-- TO BE DONE --
From the first line of the data below through the line holding "anchor=east] (orglabel) at", output each line exactly and leave the pictures out.

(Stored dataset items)
- - - - - - -

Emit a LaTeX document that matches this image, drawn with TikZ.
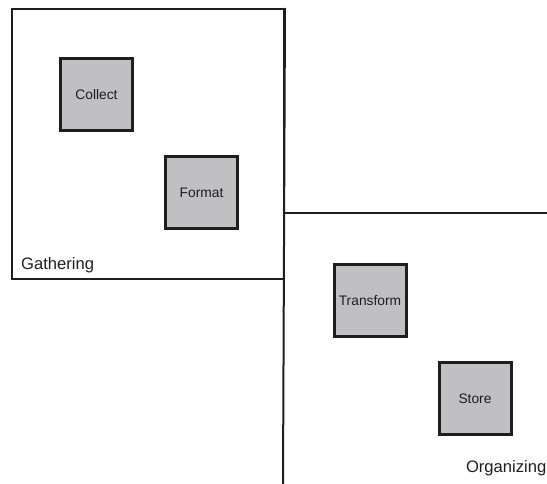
\documentclass[tikz,border=0pt]{standalone}
\usepackage{fontspec}
\setmainfont{Liberation Sans}
\definecolor{boxgray}{RGB}{192,192,194}
\definecolor{ink}{RGB}{30,30,30}
\begin{document}
\begin{tikzpicture}[x=1pt,y=-1pt,
  region/.style={draw=ink, line width=2pt},
  stage/.style={draw=ink, line width=3pt, fill=boxgray, minimum width=72pt,
    minimum height=72pt, inner sep=0pt, text=ink,
    font=\fontsize{13.8}{16}\selectfont},
  phase/.style={text=ink, inner sep=0pt, font=\fontsize{16.6}{19}\selectfont}]
\useasboundingbox (0,0) rectangle (547,484);

% Gathering phase: closed frame
\node[region, minimum width=272pt, minimum height=270pt, inner sep=0pt,
  anchor=north west] (gathering) at (11,8) {};
\node[phase, anchor=west] (gatherlabel) at (21,265) {Gathering};

% Organizing phase: open frame sharing the vertical edge
\coordinate (orgright) at (547,213);
\coordinate (orgcorner) at (283,213);
\coordinate (orgbottom) at (283,484);
\draw[region] (gathering.north east) -- (orgbottom);
\draw[region] (orgright) -- (orgcorner);
\node[phase, anchor=east] (orglabel) at (546.5,468) {Organizing};

% Stages
\node[stage] (collect) at (96.5,94.5) {Collect};
\node[stage] (format) at (201.5,192.5) {Format};
\node[stage] (transform) at (370,300.5) {Transform};
\node[stage] (store) at (475,398.5) {Store};
\end{tikzpicture}
\end{document}
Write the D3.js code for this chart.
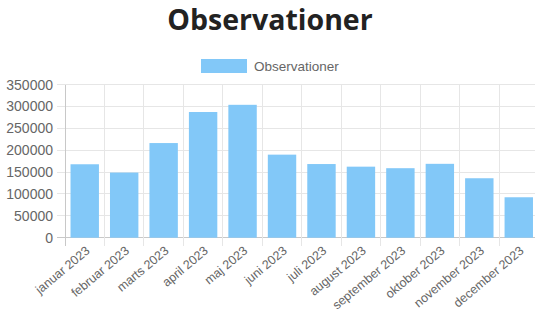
<!DOCTYPE html>
<html><head><meta charset="utf-8">
<script src="https://cdn.jsdelivr.net/npm/d3@7"></script>
<style>html,body{margin:0;padding:0;background:#fff;}svg{display:block;}</style>
</head><body>
<script>
const categories = ["januar 2023","februar 2023","marts 2023","april 2023","maj 2023","juni 2023","juli 2023","august 2023","september 2023","oktober 2023","november 2023","december 2023"];
const observationer = [168000,149000,216500,287500,304000,190000,168500,162500,159000,169000,136000,92500];
const yTicks = [0,50000,100000,150000,200000,250000,300000,350000];
const seriesName = "Observationer";
const titleText = "Observationer";

const W = 535, H = 314;
const svg = d3.select("body").append("svg").attr("width", W).attr("height", H);
const pLeft = 65, pRight = 538.5, pTop = 84.7, pBottom = 237.7;
const x = d3.scaleBand().domain(categories).range([pLeft, pRight]).paddingInner(0).paddingOuter(0);
const y = d3.scaleLinear().domain([0, 350000]).range([pBottom, pTop]);
const grid = "#e6e6e6", axisCol = "#c8c8c8", txt = "#666";
const font = "Arial, 'Liberation Sans', sans-serif";

// horizontal grid
svg.append("g").selectAll("line").data(yTicks).join("line")
  .attr("x1", pLeft - 8).attr("x2", pRight).attr("y1", d => y(d)).attr("y2", d => y(d))
  .attr("stroke", d => d === 0 ? axisCol : grid).attr("stroke-width", 1).attr("shape-rendering","crispEdges");
// vertical grid
const bounds = categories.map(c => x(c));
svg.append("g").selectAll("line").data(bounds).join("line")
  .attr("x1", d => d).attr("x2", d => d).attr("y1", pTop).attr("y2", pBottom + 8)
  .attr("stroke", (d,i) => i === 0 ? axisCol : grid).attr("stroke-width", 1).attr("shape-rendering","crispEdges");

// bars
const bw = x.bandwidth() * 0.72;
svg.append("g").selectAll("rect").data(observationer).join("rect")
  .attr("x", (d,i) => x(categories[i]) + (x.bandwidth() - bw) / 2)
  .attr("width", bw)
  .attr("y", d => y(d)).attr("height", d => pBottom - y(d))
  .attr("fill", "#82c8f8");

// y labels
svg.append("g").selectAll("text").data(yTicks).join("text")
  .attr("x", 53).attr("y", d => y(d)).attr("dy", "0.35em")
  .attr("text-anchor", "end").attr("font-family", font).attr("font-size", 14).attr("fill", txt)
  .text(d => d);

// x labels
svg.append("g").selectAll("text").data(categories).join("text")
  .attr("transform", c => `translate(${x(c) + x.bandwidth()/2 + 3},${pBottom + 11}) rotate(-40)`)
  .attr("text-anchor", "end").attr("dy", "0.35em")
  .attr("font-family", font).attr("font-size", 12.5).attr("fill", txt)
  .text(c => c);

// title
svg.append("text").attr("x", 270).attr("y", 30).attr("text-anchor", "middle")
  .attr("font-family", "'Open Sans', sans-serif").attr("font-weight", "bold").attr("font-size", 28.5)
  .attr("fill", "#222").text(titleText);

// legend
svg.append("rect").attr("x", 201).attr("y", 59).attr("width", 46).attr("height", 14).attr("fill", "#82c8f8");
svg.append("text").attr("x", 254).attr("y", 66).attr("dy", "0.35em")
  .attr("font-family", font).attr("font-size", 13.5).attr("fill", txt).text(seriesName);
</script>
</body></html>
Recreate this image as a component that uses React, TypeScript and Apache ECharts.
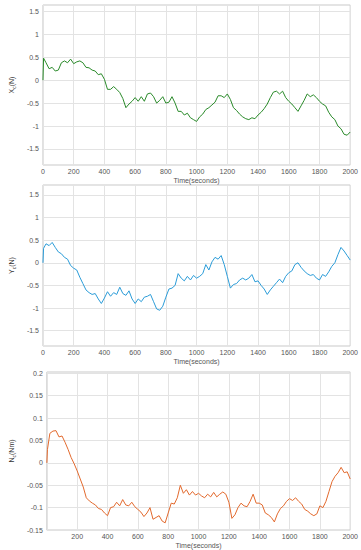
import React, { useEffect, useRef } from "react";
import * as echarts from "echarts";

const TIME = [0, 4, 20, 40, 60, 80, 100, 120, 140, 160, 180, 200, 220, 240, 260, 280, 300, 320, 340, 360, 380, 400, 420, 440, 460, 480, 500, 520, 540, 560, 580, 600, 620, 640, 660, 680, 700, 720, 740, 760, 780, 800, 820, 840, 860, 880, 900, 920, 940, 960, 980, 1000, 1020, 1040, 1060, 1080, 1100, 1120, 1140, 1160, 1180, 1200, 1220, 1240, 1260, 1280, 1300, 1320, 1340, 1360, 1380, 1400, 1420, 1440, 1460, 1480, 1500, 1520, 1540, 1560, 1580, 1600, 1620, 1640, 1660, 1680, 1700, 1720, 1740, 1760, 1780, 1800, 1820, 1840, 1860, 1880, 1900, 1920, 1940, 1960, 1980, 2000];

const XC = [0, 0.48, 0.38, 0.25, 0.28, 0.2, 0.22, 0.38, 0.42, 0.38, 0.46, 0.36, 0.4, 0.42, 0.38, 0.28, 0.27, 0.22, 0.2, 0.12, 0.14, 0.02, -0.2, -0.2, -0.14, -0.2, -0.27, -0.4, -0.6, -0.52, -0.46, -0.38, -0.46, -0.36, -0.46, -0.3, -0.28, -0.36, -0.5, -0.44, -0.36, -0.5, -0.48, -0.36, -0.5, -0.68, -0.68, -0.76, -0.72, -0.82, -0.86, -0.9, -0.8, -0.74, -0.64, -0.6, -0.54, -0.48, -0.34, -0.34, -0.38, -0.3, -0.42, -0.6, -0.66, -0.74, -0.8, -0.84, -0.86, -0.82, -0.84, -0.76, -0.7, -0.62, -0.52, -0.38, -0.26, -0.24, -0.3, -0.24, -0.38, -0.46, -0.52, -0.6, -0.68, -0.56, -0.44, -0.3, -0.36, -0.32, -0.38, -0.46, -0.52, -0.56, -0.7, -0.8, -0.86, -1.0, -1.06, -1.18, -1.2, -1.13];

const YC = [0, 0.32, 0.42, 0.38, 0.45, 0.34, 0.24, 0.2, 0.12, 0.08, -0.06, -0.12, -0.16, -0.32, -0.46, -0.6, -0.66, -0.7, -0.68, -0.8, -0.9, -0.78, -0.64, -0.74, -0.66, -0.7, -0.54, -0.68, -0.72, -0.62, -0.8, -0.9, -0.8, -0.86, -0.76, -0.74, -0.7, -0.86, -1.02, -1.05, -0.96, -0.76, -0.58, -0.56, -0.5, -0.24, -0.34, -0.4, -0.3, -0.38, -0.28, -0.34, -0.3, -0.24, -0.04, -0.16, 0.02, 0.12, 0.08, 0.16, -0.04, -0.3, -0.56, -0.48, -0.46, -0.38, -0.34, -0.38, -0.34, -0.26, -0.42, -0.4, -0.5, -0.58, -0.7, -0.6, -0.52, -0.44, -0.36, -0.44, -0.3, -0.22, -0.18, -0.04, 0.0, -0.1, -0.18, -0.24, -0.28, -0.26, -0.34, -0.38, -0.26, -0.3, -0.2, -0.08, 0.0, 0.18, 0.34, 0.26, 0.16, 0.06];

const NC = [0, 0.03, 0.066, 0.071, 0.072, 0.058, 0.06, 0.046, 0.03, 0.012, -0.002, -0.018, -0.036, -0.054, -0.078, -0.085, -0.09, -0.094, -0.102, -0.104, -0.112, -0.118, -0.1, -0.098, -0.088, -0.096, -0.082, -0.094, -0.096, -0.088, -0.098, -0.104, -0.11, -0.12, -0.112, -0.1, -0.126, -0.122, -0.118, -0.13, -0.134, -0.112, -0.09, -0.092, -0.078, -0.05, -0.068, -0.06, -0.072, -0.064, -0.072, -0.068, -0.074, -0.078, -0.07, -0.076, -0.066, -0.076, -0.07, -0.065, -0.07, -0.088, -0.124, -0.116, -0.1, -0.09, -0.096, -0.098, -0.086, -0.07, -0.09, -0.09, -0.094, -0.112, -0.116, -0.122, -0.132, -0.114, -0.102, -0.096, -0.086, -0.08, -0.084, -0.078, -0.086, -0.092, -0.104, -0.108, -0.114, -0.118, -0.114, -0.096, -0.1, -0.086, -0.064, -0.042, -0.03, -0.022, -0.01, -0.022, -0.02, -0.036];

const Y_TICKS_F = [-1.5, -1, -0.5, 0, 0.5, 1, 1.5];
const Y_TICKS_N = [-0.15, -0.1, -0.05, 0, 0.05, 0.1, 0.15, 0.2];

const X_NAME = "Time(seconds)";
const Y_NAMES = ["X{s|c}(N)", "Y{s|c}(N)", "N{s|c}(Nm)"];
const COLORS = ["#2a8a2a", "#2b9cd8", "#e2692d"];

const FONT = "'Liberation Sans', Arial, sans-serif";
const LABEL_COLOR = "#555";
const GRID_LINE = "#e3e3e3";

const fmt = (v: number) => String(Math.round(v * 1000) / 1000);

export default function App() {
  const ref = useRef<HTMLDivElement>(null);
  useEffect(() => {
    if (!ref.current) return;
    const chart = echarts.init(ref.current, undefined, { renderer: "svg" });
    const grids = [
      { left: 22, top: 5, width: 334, height: 160 },
      { left: 23, top: 185, width: 329, height: 161 },
      { left: 26, top: 372, width: 326, height: 160 },
    ];
    const yRanges = [
      [-1.85, 1.64],
      [-1.84, 1.72],
      [-0.15, 0.203],
    ];
    const yTicks = [Y_TICKS_F, Y_TICKS_F, Y_TICKS_N];
    const series = [XC, YC, NC];

    const option: any = {
      animation: false,
      backgroundColor: "#fff",
      grid: grids.map((g) => ({
        ...g,
        show: true,
        borderColor: "#c9c9c9",
        borderWidth: 1,
        backgroundColor: "#fff",
        containLabel: false,
      })),
      xAxis: grids.map((_, i) => ({
        type: "value",
        gridIndex: i,
        min: 0,
        max: 2000,
        interval: 200,
        name: X_NAME,
        nameLocation: "middle",
        nameGap: 12,
        nameTextStyle: { fontSize: 7, color: LABEL_COLOR, fontFamily: FONT },
        axisLine: { show: false },
        axisTick: { show: false },
        splitLine: { show: true, lineStyle: { color: GRID_LINE, width: 1 } },
        axisLabel: {
          fontSize: 7,
          color: LABEL_COLOR,
          fontFamily: FONT,
          margin: 3,
          showMinLabel: i !== 2,
          formatter: (v: number) => String(v),
        },
      })),
      yAxis: grids.map((_, i) => ({
        type: "value",
        gridIndex: i,
        min: yRanges[i][0],
        max: yRanges[i][1],
        name: Y_NAMES[i],
        nameLocation: "middle",
        nameGap: i === 2 ? 14 : 11,
        nameRotate: 90,
        nameTextStyle: {
          fontSize: 7,
          color: "#333",
          fontFamily: FONT,
          rich: { s: { fontSize: 5, verticalAlign: "bottom", color: "#333", fontFamily: FONT, padding: [4, 0, 0, 0] } },
        },
        axisLine: { show: false },
        axisTick: { show: false, customValues: yTicks[i] },
        splitLine: { show: true, lineStyle: { color: GRID_LINE, width: 1 } },
        axisLabel: {
          fontSize: 7,
          color: LABEL_COLOR,
          fontFamily: FONT,
          margin: 4,
          customValues: yTicks[i],
          formatter: (v: number) => fmt(v),
        },
      })),
      series: series.map((vals, i) => ({
        type: "line",
        xAxisIndex: i,
        yAxisIndex: i,
        showSymbol: false,
        symbol: "none",
        data: TIME.map((t, k) => [t, vals[k]]),
        lineStyle: { color: COLORS[i], width: 1 },
        itemStyle: { color: COLORS[i] },
      })),
    };
    chart.setOption(option);
    return () => chart.dispose();
  }, []);
  return (
    <div
      ref={ref}
      style={{ position: "fixed", left: 0, top: 0, width: 361, height: 550, background: "#fff" }}
    />
  );
}
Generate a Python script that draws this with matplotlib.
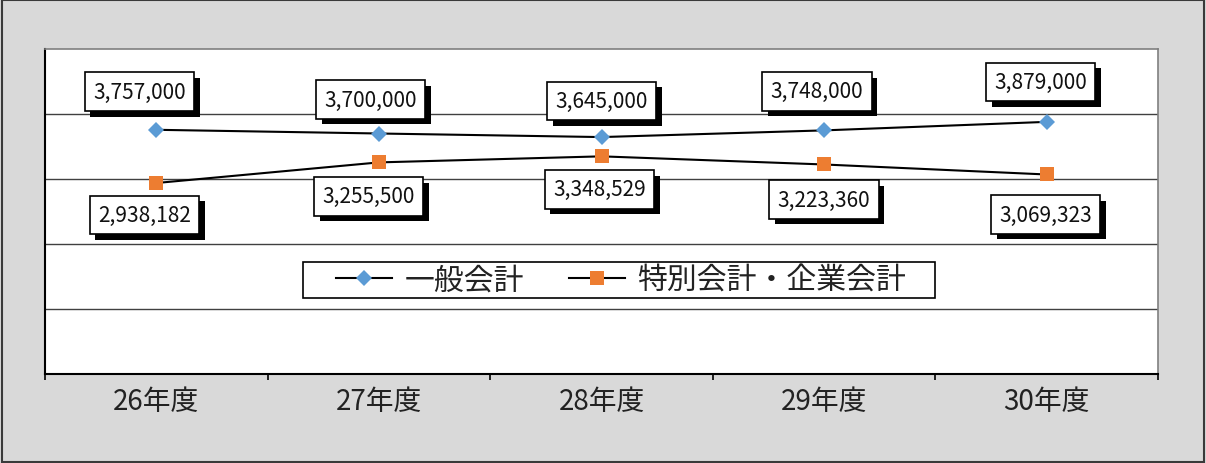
import matplotlib
matplotlib.use("Agg")
import matplotlib.pyplot as plt
import matplotlib.patheffects as pe
from matplotlib.patches import Rectangle
from matplotlib.ticker import FixedLocator, NullFormatter, FixedFormatter

plt.rcParams['font.family'] = ['Noto Sans CJK JP', 'DejaVu Sans']

# ---- data ----
categories = ["26年度", "27年度", "28年度", "29年度", "30年度"]
general = [3757000, 3700000, 3645000, 3748000, 3879000]
special = [2938182, 3255500, 3348529, 3223360, 3069323]
series_names = ["一般会計", "特別会計・企業会計"]

# label offsets (pixels) relative to points
general_offsets = [(-17, 38), (-8, 34), (0, 36), (-7, 39), (-6, 40)]
special_offsets = [(-12, -32), (-10, -34), (-2, -33), (0, -35), (-1, -40)]

DPI = 100
W, H = 1206, 464
AX_L, AX_R, AX_T, AX_B = 45, 1158, 50, 375
fig = plt.figure(figsize=(W/DPI, H/DPI), dpi=DPI, facecolor='#D9D9D9')
ax = fig.add_axes([AX_L/W, 1-AX_B/H, (AX_R-AX_L)/W, (AX_B-AX_T)/H])
ax.set_facecolor('white')

def ax_x(px):
    return (px - AX_L) / (AX_R - AX_L)

def ax_y(py):
    return (AX_B - py) / (AX_B - AX_T)

x = list(range(len(categories)))
ax.plot(x, general, color='black', lw=1.5, marker='D', ms=8.5,
        mfc='#5B9BD5', mec='#5B9BD5', mew=0, label=series_names[0], zorder=4)
ax.plot(x, special, color='black', lw=1.5, marker='s', ms=9.5,
        mfc='#ED7D31', mec='#ED7D31', mew=0, label=series_names[1], zorder=4)

ax.set_xlim(-0.5, len(categories) - 0.5)
ax.set_ylim(0, 5000000)

# gridlines
for yv in [1000000, 2000000, 3000000, 4000000]:
    ax.axhline(yv, color='#404040', lw=1.0, zorder=1)

ax.set_yticks([])
ax.xaxis.set_major_locator(FixedLocator([i - 0.5 for i in range(len(categories) + 1)]))
ax.xaxis.set_major_formatter(NullFormatter())
ax.xaxis.set_minor_locator(FixedLocator(x))
ax.xaxis.set_minor_formatter(FixedFormatter(categories))
ax.tick_params(axis='x', which='major', direction='out', length=4.5, width=1.2, color='black')
ax.tick_params(axis='x', which='minor', length=0, pad=9, labelsize=20, labelcolor='#222222')

for s in ['top', 'right']:
    ax.spines[s].set_color('#7f7f7f')
    ax.spines[s].set_linewidth(1.2)
for s in ['left', 'bottom']:
    ax.spines[s].set_color('black')
    ax.spines[s].set_linewidth(1.5)

def label(xi, yi, off):
    t = ax.annotate(f"{yi:,}", (xi, yi), xytext=(off[0]*72/DPI, off[1]*72/DPI),
                    textcoords='offset points', ha='center', va='center',
                    fontsize=15, color='#111111', zorder=6,
                    bbox=dict(boxstyle='square,pad=0.4', fc='white', ec='black', lw=1.2))
    t.get_bbox_patch().set_path_effects([
        pe.withSimplePatchShadow(offset=(4, -4), shadow_rgbFace='black', alpha=1.0)])

for xi, yi, off in zip(x, general, general_offsets):
    label(xi, yi, off)
for xi, yi, off in zip(x, special, special_offsets):
    label(xi, yi, off)

# legend frame drawn separately (Excel style wide padding)
ax.add_patch(Rectangle((ax_x(303), ax_y(299)), ax_x(935) - ax_x(303), ax_y(263) - ax_y(299),
                       transform=ax.transAxes, fc='white', ec='black', lw=1.2, zorder=5))
leg = ax.legend(loc='center', bbox_to_anchor=(ax_x(621), ax_y(281)), ncol=2,
                fontsize=21.5, frameon=False,
                handlelength=1.9, handletextpad=0.4, columnspacing=1.5,
                borderpad=0, borderaxespad=0)
leg.set_zorder(6)
for tx in leg.get_texts():
    tx.set_color('#222222')

fig.patches.append(Rectangle((0.002, 0.002), 0.996, 0.996, transform=fig.transFigure,
                             fill=False, ec='#3a3a3a', lw=1.5))

fig.savefig('out.png', dpi=DPI, facecolor=fig.get_facecolor())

- - - - - - -

-- REPLY --
Emit a LaTeX document that matches this image, drawn with TikZ.
\documentclass[tikz,border=0pt]{standalone}
\usepackage{fontspec}
\setmainfont{Liberation Sans}
\definecolor{boxgray}{RGB}{192,192,194}
\definecolor{ink}{RGB}{30,30,30}
\begin{document}
\begin{tikzpicture}[x=1pt,y=-1pt,
  region/.style={draw=ink, line width=2pt},
  stage/.style={draw=ink, line width=3pt, fill=boxgray, minimum width=72pt,
    minimum height=72pt, inner sep=0pt, text=ink,
    font=\fontsize{13.8}{16}\selectfont},
  phase/.style={text=ink, inner sep=0pt, font=\fontsize{16.6}{19}\selectfont}]
\useasboundingbox (0,0) rectangle (547,484);

% Gathering phase: closed frame
\node[region, minimum width=272pt, minimum height=270pt, inner sep=0pt,
  anchor=north west] (gathering) at (11,8) {};
\node[phase, anchor=west] (gatherlabel) at (21,265) {Gathering};

% Organizing phase: open frame sharing the vertical edge
\coordinate (orgright) at (547,213);
\coordinate (orgcorner) at (283,213);
\coordinate (orgbottom) at (283,484);
\draw[region] (gathering.north east) -- (orgbottom);
\draw[region] (orgright) -- (orgcorner);
\node[phase, anchor=east] (orglabel) at (546.5,468) {Organizing};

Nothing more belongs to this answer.